Year of Memory: 1959

MaryLou and I were both docents and first met in front of the duck-billed dinosaur. I wrote a silly poem asking her to go canoeing and camping for the weekend. A bold invite back then. She said yes right away but invited another fellow from India. She was secretary for the International Student’s Association and said she felt sorry for him because he’d never been canoeing. So, our first date was a threesome on the Au Sable! We got married 6 months later. Maybe she felt sorry for me.

Eileen P. S. 1958

First planetarium operator.
First planetarium student operator.

1962 BA: General Science Education; 1963 AM: Earth Science Education

Year of Memory: 1958
At Freshman Orientation, during the summer of 1958, I discovered the Exhibit Museum at the University of Michigan in Ann Arbor.
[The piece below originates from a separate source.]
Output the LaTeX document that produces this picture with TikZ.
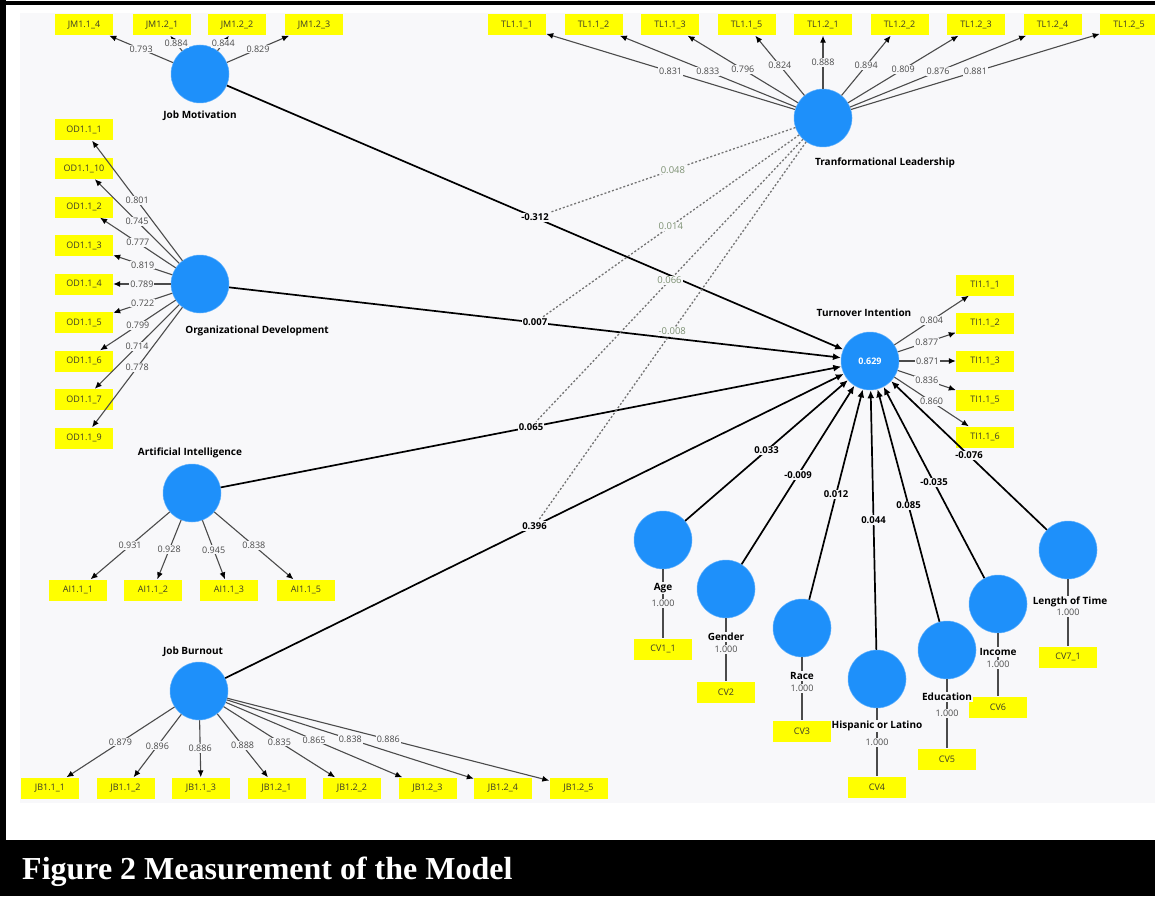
\documentclass[tikz,border=0pt]{standalone}
\usepackage{fontspec}
\setmainfont{Liberation Serif}
\newfontfamily\plsfont{Open Sans}
\usetikzlibrary{arrows.meta}

\definecolor{plsblue}{RGB}{30,144,250}
\definecolor{plsyellow}{RGB}{255,255,0}
\definecolor{panel}{RGB}{248,248,250}
\definecolor{indtext}{RGB}{60,60,40}
\definecolor{ldgrey}{RGB}{75,75,75}
\definecolor{modgrey}{RGB}{115,115,115}
\definecolor{modtext}{RGB}{125,145,115}

\begin{document}
\begin{tikzpicture}[x=1pt,y=-1pt,
  lv/.style={circle, fill=plsblue, draw=plsblue!70!white, line width=0.5pt, minimum size=58pt, inner sep=0pt},
  ind/.style={rectangle, fill=plsyellow, minimum width=58pt, minimum height=21pt, inner sep=0pt, text=indtext, font=\plsfont\fontsize{9}{10}\selectfont},
  lvname/.style={fill=panel, inner sep=1pt, font=\plsfont\bfseries\fontsize{10}{12}\selectfont},
  ld/.style={draw=ldgrey, line width=1.1pt, -{Latex[length=7pt,width=6pt,color=black]}},
  cvline/.style={draw=ldgrey, line width=1.1pt},
  pth/.style={line width=1.7pt, -{Latex[length=8pt,width=7pt]}},
  mod/.style={draw=modgrey, line width=1.3pt, dash pattern=on 2pt off 2pt},
  lo/.style={fill=panel, inner sep=1pt, text=ldgrey, font=\plsfont\fontsize{9}{10}\selectfont},
  coef/.style={fill=panel, inner sep=1pt, font=\plsfont\bfseries\fontsize{9.5}{10}\selectfont},
  mcoef/.style={fill=panel, inner sep=1pt, text=modtext, font=\plsfont\fontsize{9.5}{10}\selectfont}]
  % frame and caption bar
  \fill[white] (0,0) rectangle (1155,896);
  \fill[panel] (20,13) rectangle (1155,803);
  \fill[black] (0,1) rectangle (1155,5);
  \fill[black] (0,0) rectangle (6,840);
  \fill[black] (0,840) rectangle (1155,896);
  \node[anchor=base west, inner sep=0pt, text=white, font=\bfseries\fontsize{32}{36}\selectfont] (cap) at (22,879) {Figure 2 Measurement of the Model};
  \useasboundingbox (0,0) rectangle (1155,896);

  % latent variables
  \node[lv] (jm) at (200,74) {};
  \node[lv] (tl) at (823,118) {};
  \node[lv] (od) at (200,284) {};
  \node[lv] (ai) at (192,493) {};
  \node[lv] (jb) at (199,691) {};
  \node[lv, text=white, font=\plsfont\bfseries\fontsize{9}{10}\selectfont] (ti) at (870,361) {0.629};
  \node[lv] (age) at (663,540) {};
  \node[lv] (gen) at (726,589) {};
  \node[lv] (race) at (802,628) {};
  \node[lv] (hisp) at (877,679) {};
  \node[lv] (edu) at (947,650) {};
  \node[lv] (inc) at (998,604) {};
  \node[lv] (lot) at (1068,550) {};

  % indicators
  \node[ind] (jm1) at (84,25) {JM1.1\_4};
  \node[ind] (jm2) at (162,25) {JM1.2\_1};
  \node[ind] (jm3) at (237,25) {JM1.2\_2};
  \node[ind] (jm4) at (314,25) {JM1.2\_3};

  \node[ind] (tl1) at (517,25) {TL1.1\_1};
  \node[ind] (tl2) at (593.5,25) {TL1.1\_2};
  \node[ind] (tl3) at (670,25) {TL1.1\_3};
  \node[ind] (tl4) at (746.5,25) {TL1.1\_5};
  \node[ind] (tl5) at (823,25) {TL1.2\_1};
  \node[ind] (tl6) at (899.5,25) {TL1.2\_2};
  \node[ind] (tl7) at (976,25) {TL1.2\_3};
  \node[ind] (tl8) at (1052.5,25) {TL1.2\_4};
  \node[ind] (tl9) at (1129,25) {TL1.2\_5};

  \node[ind] (od1) at (84,130) {OD1.1\_1};
  \node[ind] (od2) at (84,168.5) {OD1.1\_10};
  \node[ind] (od3) at (84,207) {OD1.1\_2};
  \node[ind] (od4) at (84,245.5) {OD1.1\_3};
  \node[ind] (od5) at (84,284) {OD1.1\_4};
  \node[ind] (od6) at (84,322.5) {OD1.1\_5};
  \node[ind] (od7) at (84,361) {OD1.1\_6};
  \node[ind] (od8) at (84,399.5) {OD1.1\_7};
  \node[ind] (od9) at (84,438) {OD1.1\_9};

  \node[ind] (ai1) at (78,590) {AI1.1\_1};
  \node[ind] (ai2) at (153,590) {AI1.1\_2};
  \node[ind] (ai3) at (229,590) {AI1.1\_3};
  \node[ind] (ai4) at (306,590) {AI1.1\_5};

  \node[ind] (jb1) at (50,788) {JB1.1\_1};
  \node[ind] (jb2) at (125.5,788) {JB1.1\_2};
  \node[ind] (jb3) at (201,788) {JB1.1\_3};
  \node[ind] (jb4) at (276.5,788) {JB1.2\_1};
  \node[ind] (jb5) at (352,788) {JB1.2\_2};
  \node[ind] (jb6) at (427.5,788) {JB1.2\_3};
  \node[ind] (jb7) at (503,788) {JB1.2\_4};
  \node[ind] (jb8) at (578.5,788) {JB1.2\_5};

  \node[ind] (ti1) at (985,285) {TI1.1\_1};
  \node[ind] (ti2) at (985,323) {TI1.1\_2};
  \node[ind] (ti3) at (985,361) {TI1.1\_3};
  \node[ind] (ti4) at (985,400) {TI1.1\_5};
  \node[ind] (ti5) at (985,437) {TI1.1\_6};

  \node[ind] (cv1) at (663,649) {CV1\_1};
  \node[ind] (cv2) at (726,692) {CV2};
  \node[ind] (cv3) at (802,731) {CV3};
  \node[ind] (cv4) at (877,787) {CV4};
  \node[ind] (cv5) at (947,759) {CV5};
  \node[ind] (cv6) at (998,707) {CV6};
  \node[ind] (cv7) at (1068,657) {CV7\_1};

  % outer loadings
  \draw[ld] (jm) -- node[lo,midway]{0.793} (jm1);
  \draw[ld] (jm) -- node[lo,midway]{0.884} (jm2);
  \draw[ld] (jm) -- node[lo,midway]{0.844} (jm3);
  \draw[ld] (jm) -- node[lo,midway]{0.829} (jm4);

  \draw[ld] (tl) -- node[lo,midway]{0.831} (tl1);
  \draw[ld] (tl) -- node[lo,midway]{0.833} (tl2);
  \draw[ld] (tl) -- node[lo,midway]{0.796} (tl3);
  \draw[ld] (tl) -- node[lo,midway]{0.824} (tl4);
  \draw[ld] (tl) -- node[lo,midway]{0.888} (tl5);
  \draw[ld] (tl) -- node[lo,midway]{0.894} (tl6);
  \draw[ld] (tl) -- node[lo,midway]{0.809} (tl7);
  \draw[ld] (tl) -- node[lo,midway]{0.876} (tl8);
  \draw[ld] (tl) -- node[lo,midway]{0.881} (tl9);

  \draw[ld] (od) -- node[lo,midway]{0.801} (od1);
  \draw[ld] (od) -- node[lo,midway]{0.745} (od2);
  \draw[ld] (od) -- node[lo,midway]{0.777} (od3);
  \draw[ld] (od) -- node[lo,midway]{0.819} (od4);
  \draw[ld] (od) -- node[lo,midway]{0.789} (od5);
  \draw[ld] (od) -- node[lo,midway]{0.722} (od6);
  \draw[ld] (od) -- node[lo,midway]{0.799} (od7);
  \draw[ld] (od) -- node[lo,midway]{0.714} (od8);
  \draw[ld] (od) -- node[lo,midway]{0.778} (od9);

  \draw[ld] (ai) -- node[lo,midway]{0.931} (ai1);
  \draw[ld] (ai) -- node[lo,midway]{0.928} (ai2);
  \draw[ld] (ai) -- node[lo,midway]{0.945} (ai3);
  \draw[ld] (ai) -- node[lo,midway]{0.838} (ai4);

  \draw[ld] (jb) -- node[lo,midway]{0.879} (jb1);
  \draw[ld] (jb) -- node[lo,midway]{0.896} (jb2);
  \draw[ld] (jb) -- node[lo,midway]{0.886} (jb3);
  \draw[ld] (jb) -- node[lo,midway]{0.888} (jb4);
  \draw[ld] (jb) -- node[lo,midway]{0.835} (jb5);
  \draw[ld] (jb) -- node[lo,midway]{0.865} (jb6);
  \draw[ld] (jb) -- node[lo,midway]{0.838} (jb7);
  \draw[ld] (jb) -- node[lo,midway]{0.886} (jb8);

  \draw[ld] (ti) -- node[lo,midway]{0.804} (ti1);
  \draw[ld] (ti) -- node[lo,midway]{0.877} (ti2);
  \draw[ld] (ti) -- node[lo,midway]{0.871} (ti3);
  \draw[ld] (ti) -- node[lo,midway]{0.836} (ti4);
  \draw[ld] (ti) -- node[lo,midway]{0.860} (ti5);

  % single item controls
  \draw[cvline] (age) -- node[lo,midway]{1.000} (cv1);
  \draw[cvline] (gen) -- node[lo,midway]{1.000} (cv2);
  \draw[cvline] (race) -- node[lo,midway]{1.000} (cv3);
  \draw[cvline] (hisp) -- node[lo,midway]{1.000} (cv4);
  \draw[cvline] (edu) -- node[lo,midway]{1.000} (cv5);
  \draw[cvline] (inc) -- node[lo,midway]{1.000} (cv6);
  \draw[cvline] (lot) -- node[lo,midway]{1.000} (cv7);

  % path coefficients
  \draw[pth] (jm) -- node[coef,midway] (pjm) {-0.312} (ti);
  \draw[pth] (od) -- node[coef,midway] (pod) {0.007} (ti);
  \draw[pth] (ai) -- node[coef,midway] (pai) {0.065} (ti);
  \draw[pth] (jb) -- node[coef,midway] (pjb) {0.396} (ti);
  \draw[pth] (age) -- node[coef,midway]{0.033} (ti);
  \draw[pth] (gen) -- node[coef,midway]{-0.009} (ti);
  \draw[pth] (race) -- node[coef,midway]{0.012} (ti);
  \draw[pth] (hisp) -- node[coef,midway]{0.044} (ti);
  \draw[pth] (edu) -- node[coef,midway]{0.085} (ti);
  \draw[pth] (inc) -- node[coef,midway]{-0.035} (ti);
  \draw[pth] (lot) -- node[coef,midway]{-0.076} (ti);

  % moderating effects of leadership
  \draw[mod] (tl) -- node[mcoef,midway]{0.048} (pjm);
  \draw[mod] (tl) -- node[mcoef,midway]{0.014} (pod);
  \draw[mod] (tl) -- node[mcoef,midway]{0.066} (pai);
  \draw[mod] (tl) -- node[mcoef,midway]{-0.008} (pjb);

  % construct names
  \node[lvname] (jmn) at (200,116) {Job Motivation};
  \node[lvname] (tln) at (885,163) {Tranformational Leadership};
  \node[lvname] (odn) at (257,331) {Organizational Development};
  \node[lvname] (ain) at (190,453) {Artificial Intelligence};
  \node[lvname] (jbn) at (193,652) {Job Burnout};
  \node[lvname] (tin) at (864,313) {Turnover Intention};
  \node[lvname] (agen) at (663,588) {Age};
  \node[lvname] (genn) at (726,637) {Gender};
  \node[lvname] (racen) at (802,676) {Race};
  \node[lvname] (hispn) at (877,726) {Hispanic or Latino};
  \node[lvname] (edun) at (947,697) {Education};
  \node[lvname] (incn) at (998,652) {Income};
  \node[lvname] (lotn) at (1070,602) {Length of Time};
\end{tikzpicture}
\end{document}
Having volunteered/worked at the Cleveland Museum of Natural History throughout my Junior and High School years, and needing a job for the autumn, I talked with Heather Thorpe, the person in charge of student help. She wasn’t very encouraging for my picking up many work hours per week. The only job that guaranteed six hours a week was for someone to run their new, soon-to-be installed Spitz A-1 planetarium on Saturday and Sunday afternoons and give Night Sky talks. I had worked at the planetarium in Cleveland, mainly binding slides and filing. This job was just too good to pass up.